The cancelling of opposition is a recurring consequence of Moschovakis’s encounter with Negrouche, and even if response sections often address “Samira” directly, it is possible to read the sequence as a plurivocal unity, where the translated poet and poet-translator are intertwined in a text that looks outward and in on itself simultaneously.
Other oppositions receive even stronger treatment. As the untitled footer poem explores the “They and We” pairing found in the book’s title, for example, those pronouns morph into one all-encompassing plural, “thwey,” with an accompanying possessive of “thour,” creating possibilities for an English language that has never been more in need of pronominal invention:
[ THWEY CARRY NATIVENESS / TO A CONCLUSION / IN SUICIDE . . .
And:
[ THWEY WALK INTO THE OTHERS ] [ WHO WAIT IN THOUR ] [ UNIFORMS ] [ STUPID ] . . .
New linguistic possibilities are also new possibilities for being, and while the creation of new ontological modes may appear to be a stratospheric aim for poetry, avant-garde or otherwise, it is worth asking if there really is any other principle at stake.
. . . TO SAY ] [ THAT THE PROBLEM ] [ IS REAL ] [ TO ASK ] [ WHOSE I IS THIS ANYWAY ] [ STATIC ] [ OF DECIPHERABLE ] [ WORLDS ] . . .
But perhaps the most important opposition troubled by Moschovakis’s work is between poetry and thinking. In “Paradise (Film Two),” she moves effortlessly through a surprising array of topics: Kierkegaard, science, the Bible, Medea, cell phones, and marriage liturgy, among others. The effect is of very intelligent, disembodied talking, as if we were simply listening in on a public intellectual’s spontaneous meditations. This is an illusion, however, created by a deft metonymic exploration of ideas. When Moschovakis writes in the poem of James Burke’s late ’70s television series Connections, “in which the host followed a trail || wherever it led || across time || space || and disciplinary divides,” she calls the show an “influence” on her work, but also puts on display the lyric engine operating in her book, where the connections made across divides distinguish her writing from narrative, exposition, or argument. Musicality and emotion have their places in the work as well, but the essential element of Moschovakis’s lyric tendency comes from the sort of thinking the poetry employs, both metonymic and connective.

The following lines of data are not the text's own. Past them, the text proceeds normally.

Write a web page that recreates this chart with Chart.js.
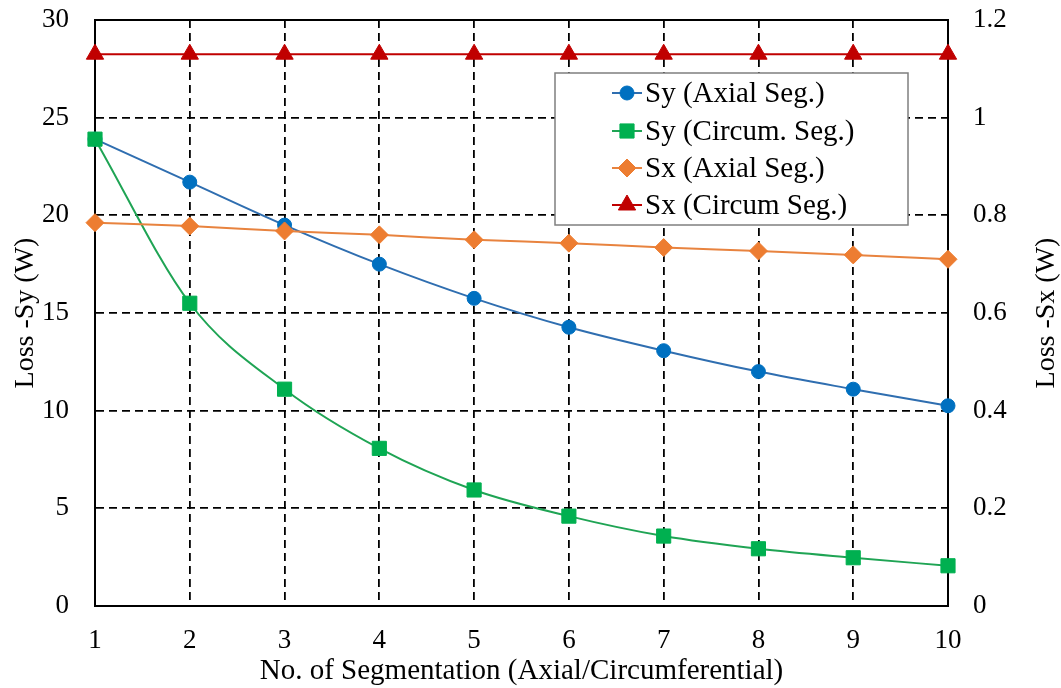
<!DOCTYPE html>
<html>
<head>
<meta charset="utf-8">
<script src="https://cdn.jsdelivr.net/npm/chart.js@4/dist/chart.umd.min.js"></script>
<style>
  body { margin: 0; background: #fff; }
  canvas { display: block; }
</style>
</head>
<body>
<canvas id="lossChart" width="1061" height="688"></canvas>
<script>
// Data
const segments = [1, 2, 3, 4, 5, 6, 7, 8, 9, 10];
const syAxial = [23.9, 21.7, 19.5, 17.5, 15.75, 14.27, 13.07, 12.0, 11.1, 10.25];
const syCircum = [23.9, 15.5, 11.1, 8.07, 5.94, 4.6, 3.58, 2.93, 2.47, 2.06];
const sxAxial = [0.785, 0.778, 0.768, 0.76, 0.75, 0.743, 0.734, 0.727, 0.719, 0.71];
const sxCircum = [1.13, 1.13, 1.13, 1.13, 1.13, 1.13, 1.13, 1.13, 1.13, 1.13];

const xTicks = [1, 2, 3, 4, 5, 6, 7, 8, 9, 10];
const leftTicks = [0, 5, 10, 15, 20, 25, 30];
const rightTicks = [0, 0.2, 0.4, 0.6, 0.8, 1, 1.2];
const rightTickLabels = ['0', '0.2', '0.4', '0.6', '0.8', '1', '1.2'];

const FONT = '"Liberation Serif", "Times New Roman", serif';

function points(values) {
    return segments.map((x, i) => ({ x: x, y: values[i] }));
}

const seriesStyle = [
    { label: 'Sy (Axial Seg.)', color: '#0070C0', line: '#2F6EB0', shape: 'circle', r: 7 },
    { label: 'Sy (Circum. Seg.)', color: '#00B050', line: '#1FA454', shape: 'rect', r: 10 },
    { label: 'Sx (Axial Seg.)', color: '#ED7D31', line: '#E8833F', shape: 'rectRot', r: 9 },
    { label: 'Sx (Circum Seg.)', color: '#C00000', line: '#C00000', shape: 'triangle', r: 10 }
];

// frame around the plot area + right axis title (reads bottom to top)
const framePlugin = {
    id: 'frame',
    beforeDatasetsDraw(chart) {
        const { ctx, chartArea: a } = chart;
        ctx.save();
        ctx.strokeStyle = '#000';
        ctx.lineWidth = 2;
        ctx.strokeRect(a.left, a.top, a.right - a.left, a.bottom - a.top);
        ctx.translate(1047, (a.top + a.bottom) / 2);
        ctx.rotate(-Math.PI / 2);
        ctx.fillStyle = '#000';
        ctx.font = '28px ' + FONT;
        ctx.textAlign = 'center';
        ctx.textBaseline = 'middle';
        ctx.fillText('Loss -Sx (W)', 0, 0);
        ctx.restore();
    }
};

// legend box inside the plot, like the original
const boxLegend = {
    id: 'boxLegend',
    afterDatasetsDraw(chart) {
        const ctx = chart.ctx;
        const bx = 555, by = 73, bw = 353, bh = 152;
        ctx.save();
        ctx.fillStyle = '#fff';
        ctx.fillRect(bx, by, bw, bh);
        ctx.strokeStyle = '#7f7f7f';
        ctx.lineWidth = 1.5;
        ctx.strokeRect(bx, by, bw, bh);
        const rows = [93, 131, 168, 205];
        seriesStyle.forEach((s, i) => {
            const y = rows[i];
            ctx.strokeStyle = s.line;
            ctx.lineWidth = 2;
            ctx.beginPath();
            ctx.moveTo(612, y);
            ctx.lineTo(642, y);
            ctx.stroke();
            ctx.fillStyle = s.color;
            ctx.strokeStyle = s.color;
            ctx.lineWidth = 1;
            Chart.helpers.drawPoint(ctx, { pointStyle: s.shape, radius: s.r, rotation: 0, borderWidth: 1 }, 627, y);
            ctx.fillStyle = '#000';
            ctx.font = '29px ' + FONT;
            ctx.textAlign = 'left';
            ctx.textBaseline = 'middle';
            ctx.fillText(s.label, 645, y + 1);
        });
        ctx.restore();
    }
};

// dashed black grid; tick marks are invisible and only space the labels
const dashGrid = { color: '#000', lineWidth: 1.8, drawTicks: true, tickColor: 'rgba(0,0,0,0)' };
const dashBorder = { display: true, color: '#000', width: 2, dash: [8, 5] };

const ctx = document.getElementById('lossChart').getContext('2d');
const lossChart = new Chart(ctx, {
    type: 'line',
    data: {
        datasets: [
            { data: points(syAxial), yAxisID: 'y', order: 4 },
            { data: points(syCircum), yAxisID: 'y', order: 3 },
            { data: points(sxAxial), yAxisID: 'y1', order: 2 },
            { data: points(sxCircum), yAxisID: 'y1', order: 1 }
        ].map((d, i) => Object.assign(d, {
            label: seriesStyle[i].label,
            borderColor: seriesStyle[i].line,
            backgroundColor: seriesStyle[i].color,
            pointBackgroundColor: seriesStyle[i].color,
            pointBorderColor: seriesStyle[i].color,
            pointStyle: seriesStyle[i].shape,
            pointRadius: seriesStyle[i].r,
            pointBorderWidth: 1,
            borderWidth: 2,
            cubicInterpolationMode: 'monotone',
            fill: false,
            clip: false
        }))
    },
    options: {
        responsive: false,
        animation: false,
        layout: { padding: { top: 20, left: 0, right: 0, bottom: 0 } },
        plugins: { legend: { display: false }, tooltip: { enabled: false } },
        scales: {
            x: {
                type: 'linear',
                min: 1,
                max: 10,
                afterBuildTicks: s => { s.ticks = xTicks.map(v => ({ value: v })); },
                afterFit: s => { s.height = 82; },
                ticks: { color: '#000', font: { family: FONT, size: 27 }, padding: 0, maxRotation: 0 },
                grid: Object.assign({ tickLength: 19 }, dashGrid),
                border: dashBorder,
                title: {
                    display: true,
                    text: 'No. of Segmentation (Axial/Circumferential)',
                    color: '#000',
                    font: { family: FONT, size: 29, lineHeight: 1.1 },
                    padding: { top: 0, bottom: 1 }
                }
            },
            y: {
                position: 'left',
                min: 0,
                max: 30,
                afterBuildTicks: s => { s.ticks = leftTicks.map(v => ({ value: v })); },
                afterFit: s => { s.width = 95; },
                ticks: { color: '#000', font: { family: FONT, size: 27 }, padding: 0 },
                grid: Object.assign({ tickLength: 26 }, dashGrid),
                border: dashBorder,
                title: {
                    display: true,
                    text: 'Loss -Sy (W)',
                    color: '#000',
                    font: { family: FONT, size: 28, lineHeight: 1.1 },
                    padding: { top: 10, bottom: 0 }
                }
            },
            y1: {
                position: 'right',
                min: 0,
                max: 1.2,
                afterBuildTicks: s => { s.ticks = rightTicks.map(v => ({ value: v })); },
                afterFit: s => { s.width = 113; },
                ticks: {
                    color: '#000',
                    font: { family: FONT, size: 27 },
                    padding: 0,
                    callback: (v, i) => rightTickLabels[i]
                },
                grid: { drawOnChartArea: false, drawTicks: true, tickLength: 25, tickColor: 'rgba(0,0,0,0)' },
                border: { display: true, color: '#000', width: 2 },
                title: { display: false }
            }
        }
    },
    plugins: [framePlugin, boxLegend]
});
</script>
</body>
</html>
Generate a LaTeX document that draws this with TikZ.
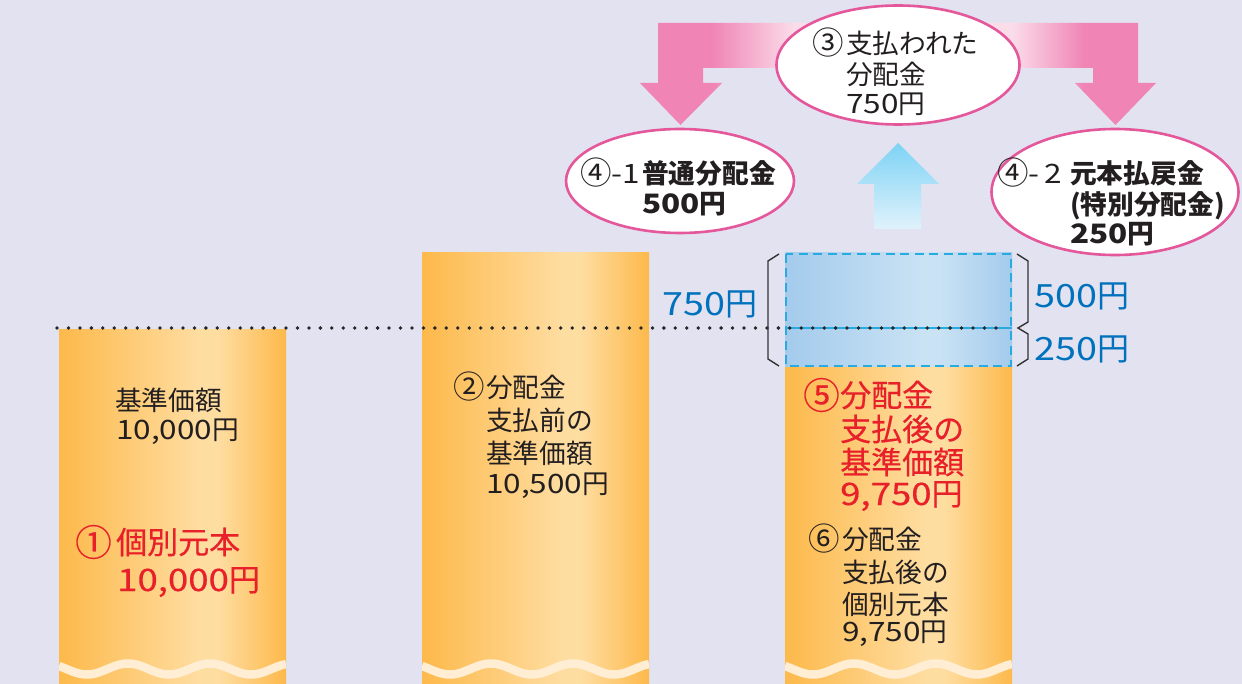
\documentclass[tikz,border=0pt]{standalone}
\usepackage{graphicx}
\usepackage{fontspec}
\setmainfont{Noto Sans CJK JP}
\newfontfamily\jpmed{Noto Sans CJK JP}[FakeBold=0.45]
\usetikzlibrary{shapes.geometric}
\definecolor{bg}{HTML}{E2E2F0}
\definecolor{orE}{HTML}{FDB94B}
\definecolor{orC}{HTML}{FEDDA1}
\definecolor{blE}{HTML}{A4CBEC}
\definecolor{blC}{HTML}{C9E2F4}
\definecolor{pkA}{HTML}{F085B5}
\definecolor{pkL}{HTML}{FBDDEA}
\definecolor{pkB}{HTML}{E4579A}
\definecolor{upT}{HTML}{7DD3F5}
\definecolor{upB}{HTML}{E0F2FB}
\definecolor{cyanl}{HTML}{29ABE2}
\definecolor{ink}{HTML}{231F20}
\definecolor{redt}{HTML}{E8202A}
\definecolor{bluet}{HTML}{0071BC}
\definecolor{wavec}{HTML}{FFEED3}
\newcommand\dg[1]{\scalebox{1.18}[1]{#1}}
\newcommand\cn[1]{\raisebox{-0.07em}{\scalebox{1.18}{#1}}}
\pgfdeclarehorizontalshading{colshade}{100bp}{color(0bp)=(orE); color(25bp)=(orE); color(56bp)=(orC); color(60bp)=(orC); color(75bp)=(orE); color(100bp)=(orE)}
\pgfdeclarehorizontalshading{blshade}{100bp}{color(0bp)=(blE); color(25bp)=(blE); color(55bp)=(blC); color(59bp)=(blC); color(75bp)=(blE); color(100bp)=(blE)}
\pgfdeclarehorizontalshading{pkshade}{100bp}{color(0bp)=(pkA); color(32bp)=(pkA); color(40bp)=(pkL); color(61bp)=(pkL); color(68bp)=(pkA); color(100bp)=(pkA)}
\tikzset{
  colbox/.style={shading=colshade, draw=none},
  blbox/.style={shading=blshade, draw=none},
  oval/.style={ellipse, draw=pkB, line width=2.6pt, fill=white, inner sep=0pt},
  wave/.style={draw=wavec, line width=8.5pt},
  dotline/.style={draw=black!85, line width=3.8pt, line cap=round, dash pattern=on 0pt off 11.45pt},
  brace/.style={draw=black!80, line width=1.4pt, line join=miter},
  txt/.style={anchor=west, inner sep=0pt, text=ink, font=\fontsize{26.7}{26.7}\selectfont},
  txb/.style={txt, font=\fontsize{26.7}{26.7}\selectfont\bfseries},
  rtx/.style={anchor=west, inner sep=0pt, text=redt, font=\fontsize{31}{31}\selectfont\jpmed},
  btx/.style={anchor=west, inner sep=0pt, text=bluet, font=\fontsize{32}{32}\selectfont},
}
\begin{document}
\begin{tikzpicture}[x=1pt,y=-1pt]
\useasboundingbox (0,0) rectangle (1242,684);
\fill[bg] (0,0) rectangle (1242,684);

% pink split arrow
\path[shading=pkshade] (658,23) -- (1138,23) -- (1138,83) -- (1156,83) -- (1115.5,125) -- (1075,83) -- (1093,83) -- (1093,68)
  -- (703,68) -- (703,83) -- (722,83) -- (680.5,125) -- (640,83) -- (658,83) -- cycle;

% ellipses
\node[oval, minimum width=243pt, minimum height=119pt] (top) at (898,65) {};
\node[oval, minimum width=228pt, minimum height=104pt] (left) at (680,181) {};
\node[oval, minimum width=247pt, minimum height=126pt] (right) at (1115,192) {};

% up arrow
\path[top color=upT, bottom color=upB] (898,143) -- (939,184) -- (921,184) -- (921,229) -- (874,229) -- (874,184) -- (857,184) -- cycle;

% columns
\path[colbox] (59,330) rectangle (286,684);
\path[colbox] (422,253) rectangle (649,684);
\path[colbox] (785,367) rectangle (1012,684);
\path[blbox] (785,253) rectangle (1012,367);
\draw[cyanl, line width=2pt, dash pattern=on 9pt off 5.5pt] (786,254) rectangle (1011,366);
\draw[cyanl, line width=2.6pt] (785,328) -- (1012,328);

% waves
\foreach \L in {59,422,785}{
  \pgfmathsetmacro\R{\L+227}
  \begin{scope}
    \clip (\L,600) rectangle (\R,684);
    \draw[wave] plot[domain=0:227, samples=120, smooth] ({\L+\x},{669-5.5*cos((\x-69)*4.39)});
  \end{scope}
}

% dotted line
\coordinate (d1) at (57,328);
\coordinate (d2) at (1004,328);
\draw[dotline] (d1) -- (d2);

% brackets
\draw[brace] (779,254) -- (768,261) -- (768,359) -- (779,366);
\draw[brace] (1017,254) -- (1028,261) -- (1028,322) -- (1018,328) -- (1028,334) -- (1028,359) -- (1017,366);

% blue labels
\node[btx] (b750) at (662,304) {\dg{750}円};
\node[btx] (b500) at (1034,296) {\dg{500}円};
\node[btx] (b250) at (1034,349) {\dg{250}円};

% top ellipse text
\node[txt] (t1) at (812,43) {\cn{③}};
\node[txt] (t2) at (846,43) {支払われた};
\node[txt] (t3) at (846,74) {分配金};
\node[txt] (t4) at (846,104) {\dg{750}円};

% left ellipse text
\node[txt] (l1) at (580,173) {\cn{④}\dg{-1}};
\node[txb] (l2) at (642,173) {普通分配金};
\node[txb] (l3) at (642,204) {\dg{500}円};

% right ellipse text
\node[txt] (r1) at (997,173) {\cn{④}\dg{-\,2}};
\node[txb] (r2) at (1070,173) {元本払戻金};
\node[txb] (r3) at (1070,206) {(特別分配金)};
\node[txb] (r4) at (1070,234) {\dg{250}円};

% column 1 text
\node[txt] (a1) at (115,400) {基準価額};
\node[txt] (a2) at (116,432) {\dg{10,000}円};
\node[rtx] (a3) at (75,542) {\cn{①}};
\node[rtx] (a4) at (116,542) {個別元本};
\node[rtx] (a5) at (117,582) {\dg{10,000}円};

% column 2 text
\node[txt] (c1) at (453,387) {\cn{②}};
\node[txt] (c2) at (486,387) {分配金};
\node[txt] (c3) at (486,420) {支払前の};
\node[txt] (c4) at (486,453) {基準価額};
\node[txt] (c5) at (486,486) {\dg{10,500}円};

% column 3 text
\node[rtx] (e1) at (803,395) {\cn{⑤}};
\node[rtx] (e2) at (840,395) {分配金};
\node[rtx] (e3) at (840,429) {支払後の};
\node[rtx] (e4) at (840,462) {基準価額};
\node[rtx] (e5) at (840,496) {\dg{9,750}円};
\node[txt] (f1) at (808,539) {\cn{⑥}};
\node[txt] (f2) at (842,539) {分配金};
\node[txt] (f3) at (842,572) {支払後の};
\node[txt] (f4) at (842,604) {個別元本};
\node[txt] (f5) at (842,634) {\dg{9,750}円};
\end{tikzpicture}
\end{document}
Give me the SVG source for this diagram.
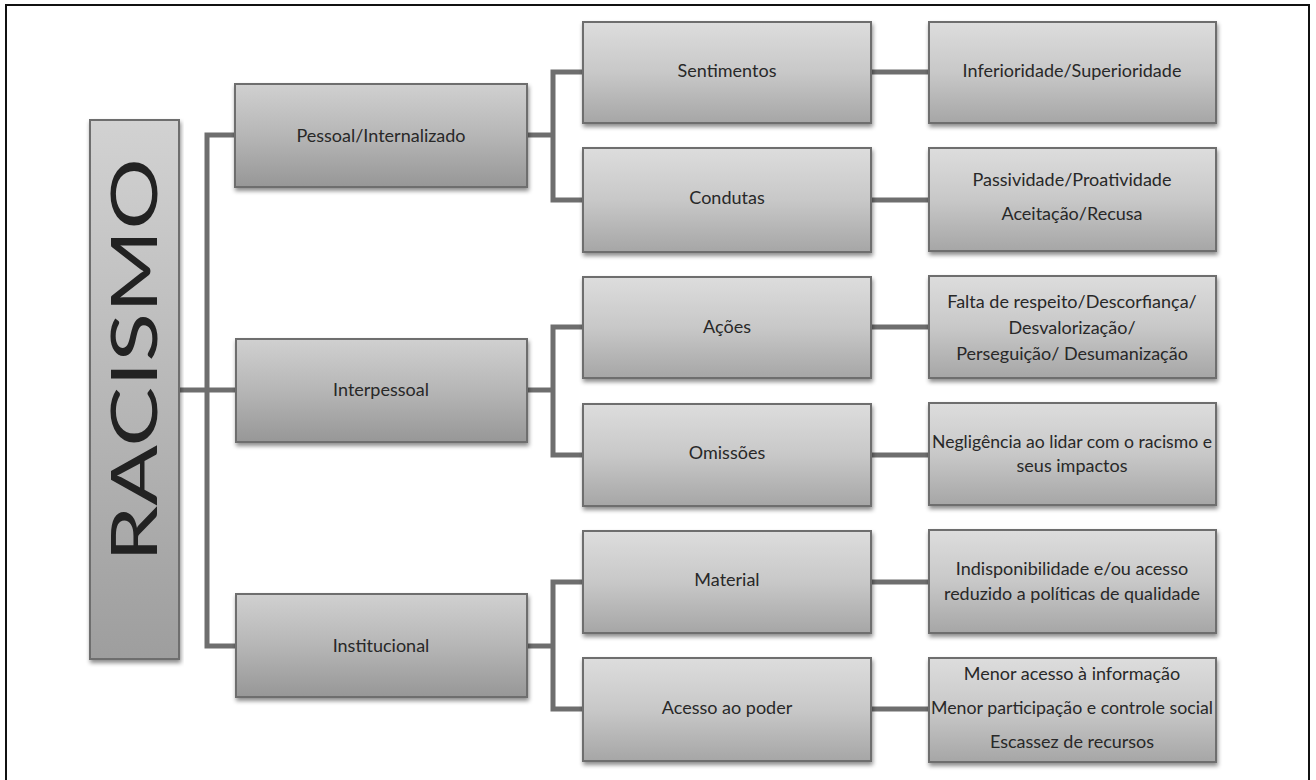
<svg xmlns="http://www.w3.org/2000/svg" width="1316" height="780" viewBox="0 0 1316 780">
  <defs>
    <linearGradient id="gRoot" x1="0" y1="0" x2="0" y2="1">
      <stop offset="0" stop-color="#d2d2d2"/>
      <stop offset="1" stop-color="#9e9e9e"/>
    </linearGradient>
    <linearGradient id="gL1" x1="0" y1="0" x2="0" y2="1">
      <stop offset="0" stop-color="#d0d0d0"/>
      <stop offset="0.5" stop-color="#b6b6b6"/>
      <stop offset="1" stop-color="#979797"/>
    </linearGradient>
    <linearGradient id="gL2" x1="0" y1="0" x2="0" y2="1">
      <stop offset="0" stop-color="#dddddd"/>
      <stop offset="0.5" stop-color="#c8c8c8"/>
      <stop offset="1" stop-color="#a6a6a6"/>
    </linearGradient>
    <filter id="shadow" x="-5%" y="-10%" width="110%" height="130%">
      <feDropShadow dx="1" dy="3" stdDeviation="2" flood-color="#000" flood-opacity="0.45"/>
    </filter>
    <style>
      .box { stroke: #6e6e6e; stroke-width: 2; filter: url(#shadow); }
      .l1 { fill: url(#gL1); }
      .l2 { fill: url(#gL2); }
      .root { fill: url(#gRoot); }
      .lbl { font-family: Lato, "Open Sans", sans-serif; font-size: 18px; fill: #282828; text-anchor: middle; }
      .big { font-family: Lato, "Open Sans", sans-serif; font-size: 63px; fill: #222; text-anchor: middle; }
      .conn { fill: none; stroke: #6e6e6e; stroke-width: 5; stroke-linejoin: miter; stroke-linecap: butt; }
    </style>
  </defs>

  <rect width="1316" height="780" fill="#fff"/>
  <!-- outer frame (bottom edge runs past the page) -->
  <rect x="6" y="5" width="1303" height="800" fill="none" stroke="#111" stroke-width="2"/>

  <!-- connectors -->
  <g id="connectors" class="conn">
    <path d="M180 390 H235"/>
    <path d="M235 135 H207 V646 H235"/>
    <path d="M527 135 H553"/>
    <path d="M583 72 H553 V200 H583"/>
    <path d="M527 390 H553"/>
    <path d="M583 327 H553 V455 H583"/>
    <path d="M527 646 H553"/>
    <path d="M583 582 H553 V709 H583"/>
    <path d="M871 72 H929"/>
    <path d="M871 200 H929"/>
    <path d="M871 327 H929"/>
    <path d="M871 455 H929"/>
    <path d="M871 582 H929"/>
    <path d="M871 709 H929"/>
  </g>

  <g id="node-racismo">
    <rect class="box root" x="90" y="120" width="89" height="539"/>
    <text class="big" transform="translate(157 360) rotate(-90)" textLength="404" lengthAdjust="spacingAndGlyphs">RACISMO</text>
  </g>

  <g id="node-pessoal">
    <rect class="box l1" x="235" y="84" width="292" height="103"/>
    <text class="lbl" x="381" y="142">Pessoal/Internalizado</text>
  </g>
  <g id="node-interpessoal">
    <rect class="box l1" x="236" y="339" width="291" height="103"/>
    <text class="lbl" x="381" y="396">Interpessoal</text>
  </g>
  <g id="node-institucional">
    <rect class="box l1" x="236" y="594" width="291" height="103"/>
    <text class="lbl" x="381" y="652">Institucional</text>
  </g>

  <g id="node-sentimentos">
    <rect class="box l2" x="583" y="22" width="288" height="101"/>
    <text class="lbl" x="727" y="77">Sentimentos</text>
  </g>
  <g id="node-condutas">
    <rect class="box l2" x="583" y="148" width="288" height="104"/>
    <text class="lbl" x="727" y="204">Condutas</text>
  </g>
  <g id="node-acoes">
    <rect class="box l2" x="583" y="277" width="288" height="101"/>
    <text class="lbl" x="727" y="333">Ações</text>
  </g>
  <g id="node-omissoes">
    <rect class="box l2" x="583" y="404" width="288" height="102"/>
    <text class="lbl" x="727" y="459">Omissões</text>
  </g>
  <g id="node-material">
    <rect class="box l2" x="583" y="531" width="288" height="102"/>
    <text class="lbl" x="727" y="586">Material</text>
  </g>
  <g id="node-acesso-poder">
    <rect class="box l2" x="583" y="658" width="288" height="103"/>
    <text class="lbl" x="727" y="714">Acesso ao poder</text>
  </g>

  <g id="node-inferioridade">
    <rect class="box l2" x="929" y="22" width="287" height="101"/>
    <text class="lbl" x="1072" y="77">Inferioridade/Superioridade</text>
  </g>
  <g id="node-passividade">
    <rect class="box l2" x="929" y="148" width="287" height="103"/>
    <text class="lbl" x="1072" y="186">Passividade/Proatividade</text>
    <text class="lbl" x="1072" y="220">Aceitação/Recusa</text>
  </g>
  <g id="node-falta-respeito">
    <rect class="box l2" x="929" y="276" width="287" height="102"/>
    <text class="lbl" x="1072" y="308">Falta de respeito/Descorfiança/</text>
    <text class="lbl" x="1072" y="334">Desvalorização/</text>
    <text class="lbl" x="1072" y="360">Perseguição/ Desumanização</text>
  </g>
  <g id="node-negligencia">
    <rect class="box l2" x="929" y="403" width="287" height="102"/>
    <text class="lbl" x="1072" y="448" textLength="280" lengthAdjust="spacingAndGlyphs">Negligência ao lidar com o racismo e</text>
    <text class="lbl" x="1072" y="472">seus impactos</text>
  </g>
  <g id="node-indisponibilidade">
    <rect class="box l2" x="929" y="530" width="287" height="103"/>
    <text class="lbl" x="1072" y="575">Indisponibilidade e/ou acesso</text>
    <text class="lbl" x="1072" y="600" textLength="256" lengthAdjust="spacingAndGlyphs">reduzido a políticas de qualidade</text>
  </g>
  <g id="node-menor-acesso">
    <rect class="box l2" x="929" y="658" width="287" height="104"/>
    <text class="lbl" x="1072" y="680">Menor acesso à informação</text>
    <text class="lbl" x="1072" y="714" textLength="282" lengthAdjust="spacingAndGlyphs">Menor participação e controle social</text>
    <text class="lbl" x="1072" y="748">Escassez de recursos</text>
  </g>
</svg>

Careful reading of They and We Will Get into Trouble for This reveals the many formal inventions Anna Moschovakis uses are perfectly coherent with a lyric tradition, and her formal choices are conceptual, in that they help generate meaning. So there are indications that these formal aspects of the work are not necessarily “what it means to be avant-garde”—the title of a poem/sequence in this volume—just as a poem’s use of found text, critical theory, and “a pail of Guggenheim piss” are not what it means, either. Rather, the poetry that redefines and extends the art form’s limits is always the one that provides the most interesting and fruitful answer(s) to the question: “What can poetry do . . . now?” They and We Will Get into Trouble for This may have its lineage in various traditions, but if we call it avant-garde or experimental, it is to say that it provides new ways of looking at what poetry can do at this very moment, broadening our perception of what was always possible. In that sense, it is a rich and momentous book, which should establish Anna Moschovakis as one of the most important poets writing today.